Having received input from fishermen and buyers, it was only fair to hear from law enforcers about their perspectives. An interesting point was made by a RBPO who prefers to remain anonymous,
“Maybe if focus was to be placed on the total Fisheries Act as opposed to the selective portions, less challenges would be faced.”
Chief Fisheries Officer, Mr. Leslie McIntosh agreed that there are several grave challenges at every level of the industry. He acknowledges the aforementioned ones, but disclosed that lack of manpower is another. For North Abaco, including Green Turtle Cay and Grand Cay, there are only two fisheries officers. Exacerbating this is the lack of both land and sea transport. He of course, uses his own transport when necessary.
Mr. McIntosh asserted that having been a part of the industry as a fisherman for almost forty years, with the knowledge that he has accrued, coupled with his passion for the marine environment, he intends to make a difference. In the meantime, workshops are being held. He also makes it a point to diligently stake out landing areas. Mr. McIntosh further divulged that education is key. If people know better, they may do better. This education however has to be consistent due to new fishermen entering the industry. It should also have performance indicators.

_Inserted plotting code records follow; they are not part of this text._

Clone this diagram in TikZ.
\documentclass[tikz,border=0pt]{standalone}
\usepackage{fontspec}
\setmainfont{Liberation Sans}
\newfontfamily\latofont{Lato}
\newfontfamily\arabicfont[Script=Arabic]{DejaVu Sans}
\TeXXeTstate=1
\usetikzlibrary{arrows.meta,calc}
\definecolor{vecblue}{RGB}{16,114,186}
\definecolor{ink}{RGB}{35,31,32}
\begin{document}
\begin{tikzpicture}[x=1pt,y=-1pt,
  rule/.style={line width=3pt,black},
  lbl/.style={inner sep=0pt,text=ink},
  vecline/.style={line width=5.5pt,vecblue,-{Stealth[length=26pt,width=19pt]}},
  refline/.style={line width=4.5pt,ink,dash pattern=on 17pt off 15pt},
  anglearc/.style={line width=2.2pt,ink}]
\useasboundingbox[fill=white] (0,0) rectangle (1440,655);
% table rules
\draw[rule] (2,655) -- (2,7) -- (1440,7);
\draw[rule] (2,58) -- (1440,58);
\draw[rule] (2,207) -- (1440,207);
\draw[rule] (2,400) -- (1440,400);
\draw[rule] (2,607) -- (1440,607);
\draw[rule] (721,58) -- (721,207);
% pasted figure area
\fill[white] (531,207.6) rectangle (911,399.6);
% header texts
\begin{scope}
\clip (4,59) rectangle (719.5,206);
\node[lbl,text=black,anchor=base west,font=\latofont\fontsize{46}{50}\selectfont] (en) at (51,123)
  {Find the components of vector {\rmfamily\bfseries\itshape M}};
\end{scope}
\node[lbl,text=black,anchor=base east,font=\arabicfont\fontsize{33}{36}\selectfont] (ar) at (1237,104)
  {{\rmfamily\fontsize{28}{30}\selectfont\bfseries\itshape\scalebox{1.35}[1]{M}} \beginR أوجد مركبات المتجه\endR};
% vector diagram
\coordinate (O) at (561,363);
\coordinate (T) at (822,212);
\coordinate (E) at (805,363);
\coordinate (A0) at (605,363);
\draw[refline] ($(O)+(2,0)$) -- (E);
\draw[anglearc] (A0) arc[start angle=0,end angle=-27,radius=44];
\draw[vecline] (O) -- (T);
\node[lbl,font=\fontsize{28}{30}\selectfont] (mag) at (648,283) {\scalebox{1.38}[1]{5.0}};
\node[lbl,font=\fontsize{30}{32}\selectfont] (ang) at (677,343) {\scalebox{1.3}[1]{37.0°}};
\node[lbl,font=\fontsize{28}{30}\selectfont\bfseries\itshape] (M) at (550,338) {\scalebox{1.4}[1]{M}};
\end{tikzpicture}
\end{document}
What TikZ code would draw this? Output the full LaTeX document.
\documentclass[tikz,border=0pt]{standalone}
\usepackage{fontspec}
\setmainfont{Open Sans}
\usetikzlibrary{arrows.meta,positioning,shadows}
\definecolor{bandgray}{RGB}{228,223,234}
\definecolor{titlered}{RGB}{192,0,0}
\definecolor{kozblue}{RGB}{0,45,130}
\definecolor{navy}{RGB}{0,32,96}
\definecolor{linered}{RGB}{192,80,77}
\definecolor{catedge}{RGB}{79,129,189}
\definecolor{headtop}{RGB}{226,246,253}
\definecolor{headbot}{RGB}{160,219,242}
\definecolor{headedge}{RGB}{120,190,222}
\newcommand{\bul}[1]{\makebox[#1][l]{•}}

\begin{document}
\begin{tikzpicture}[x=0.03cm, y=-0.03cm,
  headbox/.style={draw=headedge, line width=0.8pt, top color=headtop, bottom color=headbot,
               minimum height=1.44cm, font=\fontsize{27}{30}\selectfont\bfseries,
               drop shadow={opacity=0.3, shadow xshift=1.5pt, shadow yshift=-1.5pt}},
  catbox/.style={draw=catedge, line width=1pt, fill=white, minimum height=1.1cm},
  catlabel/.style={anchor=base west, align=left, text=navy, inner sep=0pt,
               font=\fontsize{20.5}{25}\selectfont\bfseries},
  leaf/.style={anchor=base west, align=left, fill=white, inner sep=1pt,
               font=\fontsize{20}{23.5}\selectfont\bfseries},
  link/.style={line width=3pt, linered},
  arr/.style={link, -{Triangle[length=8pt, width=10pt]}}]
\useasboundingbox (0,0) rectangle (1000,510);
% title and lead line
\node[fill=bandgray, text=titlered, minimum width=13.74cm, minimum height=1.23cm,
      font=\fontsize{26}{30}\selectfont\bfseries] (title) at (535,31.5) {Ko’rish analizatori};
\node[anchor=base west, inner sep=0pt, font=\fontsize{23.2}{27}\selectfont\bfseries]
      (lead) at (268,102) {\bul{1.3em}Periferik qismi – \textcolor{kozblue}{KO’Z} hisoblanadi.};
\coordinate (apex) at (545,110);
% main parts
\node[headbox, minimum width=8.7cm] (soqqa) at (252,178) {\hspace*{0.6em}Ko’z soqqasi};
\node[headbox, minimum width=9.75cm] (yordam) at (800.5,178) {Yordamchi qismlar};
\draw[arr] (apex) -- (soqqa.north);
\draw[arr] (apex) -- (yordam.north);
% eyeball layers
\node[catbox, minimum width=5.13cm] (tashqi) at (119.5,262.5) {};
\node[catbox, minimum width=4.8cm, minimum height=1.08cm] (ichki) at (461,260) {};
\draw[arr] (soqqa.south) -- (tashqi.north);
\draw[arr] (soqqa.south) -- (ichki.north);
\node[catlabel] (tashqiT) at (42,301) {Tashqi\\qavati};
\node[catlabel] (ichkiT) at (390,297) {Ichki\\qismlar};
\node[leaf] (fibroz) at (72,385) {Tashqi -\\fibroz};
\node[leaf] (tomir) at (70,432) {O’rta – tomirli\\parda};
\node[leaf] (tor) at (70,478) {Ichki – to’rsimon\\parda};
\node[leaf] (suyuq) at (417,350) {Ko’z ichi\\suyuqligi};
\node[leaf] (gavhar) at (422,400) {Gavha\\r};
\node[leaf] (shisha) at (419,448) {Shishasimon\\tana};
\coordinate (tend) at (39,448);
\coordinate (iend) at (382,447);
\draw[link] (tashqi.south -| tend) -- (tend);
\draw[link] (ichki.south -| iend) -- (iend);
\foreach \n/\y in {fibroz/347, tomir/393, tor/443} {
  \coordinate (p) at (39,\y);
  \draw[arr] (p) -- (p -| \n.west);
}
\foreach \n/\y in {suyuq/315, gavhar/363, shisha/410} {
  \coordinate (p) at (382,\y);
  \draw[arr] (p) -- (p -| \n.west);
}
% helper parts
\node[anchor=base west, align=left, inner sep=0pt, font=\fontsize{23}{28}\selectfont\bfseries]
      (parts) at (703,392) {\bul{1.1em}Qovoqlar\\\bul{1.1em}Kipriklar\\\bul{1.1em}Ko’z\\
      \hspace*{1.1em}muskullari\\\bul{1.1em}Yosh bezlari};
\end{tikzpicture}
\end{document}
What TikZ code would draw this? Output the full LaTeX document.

While this article specifies the fishing industry, one must note that of all the saleable species, lobster is deemed most commercially important and brings in millions of dollars in revenue. If this industry experiences its demise, hundreds of families throughout Abaco and consequently, The Bahamas, would be impacted. There would be loss of employment, minimized food resource for many, in addition to loss of revenue.